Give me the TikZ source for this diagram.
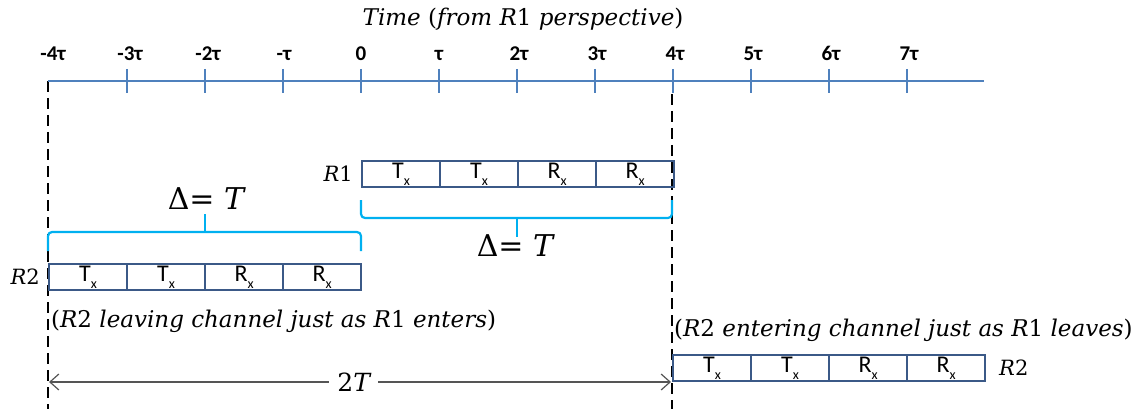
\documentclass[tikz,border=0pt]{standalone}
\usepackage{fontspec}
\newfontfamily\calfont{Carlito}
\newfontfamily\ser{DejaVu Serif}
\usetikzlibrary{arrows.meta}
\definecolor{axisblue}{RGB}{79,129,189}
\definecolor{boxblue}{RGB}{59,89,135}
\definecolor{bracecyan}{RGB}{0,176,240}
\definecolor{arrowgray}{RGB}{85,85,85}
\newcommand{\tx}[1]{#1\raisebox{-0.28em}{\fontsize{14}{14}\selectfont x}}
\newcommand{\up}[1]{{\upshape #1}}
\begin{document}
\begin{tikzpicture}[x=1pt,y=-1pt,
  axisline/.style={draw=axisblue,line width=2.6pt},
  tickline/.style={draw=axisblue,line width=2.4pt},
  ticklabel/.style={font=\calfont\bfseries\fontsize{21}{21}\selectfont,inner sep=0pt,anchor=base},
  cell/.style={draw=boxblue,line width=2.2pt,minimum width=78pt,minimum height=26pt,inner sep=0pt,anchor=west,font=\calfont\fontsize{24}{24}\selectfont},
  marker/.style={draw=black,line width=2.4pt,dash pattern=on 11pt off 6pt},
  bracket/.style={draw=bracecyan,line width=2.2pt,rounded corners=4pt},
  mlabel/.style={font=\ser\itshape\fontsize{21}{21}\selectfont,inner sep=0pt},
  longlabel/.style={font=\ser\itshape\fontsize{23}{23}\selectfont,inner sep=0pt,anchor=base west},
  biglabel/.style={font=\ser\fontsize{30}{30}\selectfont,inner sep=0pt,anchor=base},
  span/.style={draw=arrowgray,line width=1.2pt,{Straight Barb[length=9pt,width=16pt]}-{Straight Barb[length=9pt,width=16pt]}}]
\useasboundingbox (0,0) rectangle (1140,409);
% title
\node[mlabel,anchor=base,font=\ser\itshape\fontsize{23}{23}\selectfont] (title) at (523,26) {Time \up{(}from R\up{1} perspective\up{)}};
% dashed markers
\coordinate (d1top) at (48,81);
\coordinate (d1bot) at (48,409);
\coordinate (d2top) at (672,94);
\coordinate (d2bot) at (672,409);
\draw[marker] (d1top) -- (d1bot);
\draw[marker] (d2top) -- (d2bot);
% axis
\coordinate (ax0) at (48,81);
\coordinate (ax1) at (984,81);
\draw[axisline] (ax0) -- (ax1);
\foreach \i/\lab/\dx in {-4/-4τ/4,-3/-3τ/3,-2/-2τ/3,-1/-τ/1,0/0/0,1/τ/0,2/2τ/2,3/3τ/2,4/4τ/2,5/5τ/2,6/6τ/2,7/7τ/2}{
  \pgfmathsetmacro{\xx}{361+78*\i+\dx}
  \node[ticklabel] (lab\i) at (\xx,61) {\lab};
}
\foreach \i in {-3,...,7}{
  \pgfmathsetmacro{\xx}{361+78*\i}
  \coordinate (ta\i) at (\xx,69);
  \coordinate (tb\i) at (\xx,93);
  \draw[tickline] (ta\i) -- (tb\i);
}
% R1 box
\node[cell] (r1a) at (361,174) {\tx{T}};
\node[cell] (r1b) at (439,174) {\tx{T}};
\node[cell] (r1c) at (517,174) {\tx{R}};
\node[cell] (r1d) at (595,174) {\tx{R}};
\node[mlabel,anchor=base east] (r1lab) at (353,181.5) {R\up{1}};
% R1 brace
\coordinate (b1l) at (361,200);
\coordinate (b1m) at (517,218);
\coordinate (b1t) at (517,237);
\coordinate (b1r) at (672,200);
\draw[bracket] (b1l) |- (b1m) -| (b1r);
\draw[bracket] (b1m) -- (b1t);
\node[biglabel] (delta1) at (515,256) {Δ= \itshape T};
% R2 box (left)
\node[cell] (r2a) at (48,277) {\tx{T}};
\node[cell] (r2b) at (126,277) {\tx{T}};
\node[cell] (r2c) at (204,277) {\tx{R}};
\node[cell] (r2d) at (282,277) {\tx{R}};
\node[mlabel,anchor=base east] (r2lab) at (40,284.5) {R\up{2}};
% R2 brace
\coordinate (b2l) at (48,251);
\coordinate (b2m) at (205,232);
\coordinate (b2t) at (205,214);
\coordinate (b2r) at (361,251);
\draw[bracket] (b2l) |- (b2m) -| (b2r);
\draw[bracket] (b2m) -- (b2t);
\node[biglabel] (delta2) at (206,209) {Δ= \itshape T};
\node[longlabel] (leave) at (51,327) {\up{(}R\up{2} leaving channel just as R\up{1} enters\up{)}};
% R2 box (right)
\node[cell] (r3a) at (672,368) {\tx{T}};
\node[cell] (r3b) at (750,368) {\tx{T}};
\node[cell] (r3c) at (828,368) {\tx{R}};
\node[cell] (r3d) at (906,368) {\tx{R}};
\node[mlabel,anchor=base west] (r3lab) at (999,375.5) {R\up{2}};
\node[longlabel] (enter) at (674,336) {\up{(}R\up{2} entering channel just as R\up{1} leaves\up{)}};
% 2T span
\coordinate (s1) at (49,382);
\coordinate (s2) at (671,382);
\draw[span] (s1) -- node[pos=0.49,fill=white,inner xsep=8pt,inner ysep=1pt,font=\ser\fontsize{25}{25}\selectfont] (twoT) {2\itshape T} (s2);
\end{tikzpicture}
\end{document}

§ **DESCRIPTION OF THE TASK**
Without the pictures, print the whole listing exactly as given.

§ **FULL SOLUTION**
Give me the TikZ source for this diagram.
\documentclass[tikz,border=0pt]{standalone}
\usepackage{fontspec}
\newfontfamily\calfont{Carlito}
\newfontfamily\ser{DejaVu Serif}
\usetikzlibrary{arrows.meta}
\definecolor{axisblue}{RGB}{79,129,189}
\definecolor{boxblue}{RGB}{59,89,135}
\definecolor{bracecyan}{RGB}{0,176,240}
\definecolor{arrowgray}{RGB}{85,85,85}
\newcommand{\tx}[1]{#1\raisebox{-0.28em}{\fontsize{14}{14}\selectfont x}}
\newcommand{\up}[1]{{\upshape #1}}
\begin{document}
\begin{tikzpicture}[x=1pt,y=-1pt,
  axisline/.style={draw=axisblue,line width=2.6pt},
  tickline/.style={draw=axisblue,line width=2.4pt},
  ticklabel/.style={font=\calfont\bfseries\fontsize{21}{21}\selectfont,inner sep=0pt,anchor=base},
  cell/.style={draw=boxblue,line width=2.2pt,minimum width=78pt,minimum height=26pt,inner sep=0pt,anchor=west,font=\calfont\fontsize{24}{24}\selectfont},
  marker/.style={draw=black,line width=2.4pt,dash pattern=on 11pt off 6pt},
  bracket/.style={draw=bracecyan,line width=2.2pt,rounded corners=4pt},
  mlabel/.style={font=\ser\itshape\fontsize{21}{21}\selectfont,inner sep=0pt},
  longlabel/.style={font=\ser\itshape\fontsize{23}{23}\selectfont,inner sep=0pt,anchor=base west},
  biglabel/.style={font=\ser\fontsize{30}{30}\selectfont,inner sep=0pt,anchor=base},
  span/.style={draw=arrowgray,line width=1.2pt,{Straight Barb[length=9pt,width=16pt]}-{Straight Barb[length=9pt,width=16pt]}}]
\useasboundingbox (0,0) rectangle (1140,409);
% title
\node[mlabel,anchor=base,font=\ser\itshape\fontsize{23}{23}\selectfont] (title) at (523,26) {Time \up{(}from R\up{1} perspective\up{)}};
% dashed markers
\coordinate (d1top) at (48,81);
\coordinate (d1bot) at (48,409);
\coordinate (d2top) at (672,94);
\coordinate (d2bot) at (672,409);
\draw[marker] (d1top) -- (d1bot);
\draw[marker] (d2top) -- (d2bot);
% axis
\coordinate (ax0) at (48,81);
\coordinate (ax1) at (984,81);
\draw[axisline] (ax0) -- (ax1);
\foreach \i/\lab/\dx in {-4/-4τ/4,-3/-3τ/3,-2/-2τ/3,-1/-τ/1,0/0/0,1/τ/0,2/2τ/2,3/3τ/2,4/4τ/2,5/5τ/2,6/6τ/2,7/7τ/2}{
  \pgfmathsetmacro{\xx}{361+78*\i+\dx}
  \node[ticklabel] (lab\i) at (\xx,61) {\lab};
}
\foreach \i in {-3,...,7}{
  \pgfmathsetmacro{\xx}{361+78*\i}
  \coordinate (ta\i) at (\xx,69);
  \coordinate (tb\i) at (\xx,93);
  \draw[tickline] (ta\i) -- (tb\i);
}
% R1 box
\node[cell] (r1a) at (361,174) {\tx{T}};
\node[cell] (r1b) at (439,174) {\tx{T}};
\node[cell] (r1c) at (517,174) {\tx{R}};
\node[cell] (r1d) at (595,174) {\tx{R}};
\node[mlabel,anchor=base east] (r1lab) at (353,181.5) {R\up{1}};
% R1 brace
\coordinate (b1l) at (361,200);
\coordinate (b1m) at (517,218);
\coordinate (b1t) at (517,237);
\coordinate (b1r) at (672,200);
\draw[bracket] (b1l) |- (b1m) -| (b1r);
\draw[bracket] (b1m) -- (b1t);
\node[biglabel] (delta1) at (515,256) {Δ= \itshape T};
% R2 box (left)
\node[cell] (r2a) at (48,277) {\tx{T}};
\node[cell] (r2b) at (126,277) {\tx{T}};
\node[cell] (r2c) at (204,277) {\tx{R}};
\node[cell] (r2d) at (282,277) {\tx{R}};
\node[mlabel,anchor=base east] (r2lab) at (40,284.5) {R\up{2}};
% R2 brace
\coordinate (b2l) at (48,251);
\coordinate (b2m) at (205,232);
\coordinate (b2t) at (205,214);
\coordinate (b2r) at (361,251);
\draw[bracket] (b2l) |- (b2m) -| (b2r);
\draw[bracket] (b2m) -- (b2t);
\node[biglabel] (delta2) at (206,209) {Δ= \itshape T};
\node[longlabel] (leave) at (51,327) {\up{(}R\up{2} leaving channel just as R\up{1} enters\up{)}};
% R2 box (right)
\node[cell] (r3a) at (672,368) {\tx{T}};
\node[cell] (r3b) at (750,368) {\tx{T}};
\node[cell] (r3c) at (828,368) {\tx{R}};
\node[cell] (r3d) at (906,368) {\tx{R}};
\node[mlabel,anchor=base west] (r3lab) at (999,375.5) {R\up{2}};
\node[longlabel] (enter) at (674,336) {\up{(}R\up{2} entering channel just as R\up{1} leaves\up{)}};
% 2T span
\coordinate (s1) at (49,382);
\coordinate (s2) at (671,382);
\draw[span] (s1) -- node[pos=0.49,fill=white,inner xsep=8pt,inner ysep=1pt,font=\ser\fontsize{25}{25}\selectfont] (twoT) {2\itshape T} (s2);
\end{tikzpicture}
\end{document}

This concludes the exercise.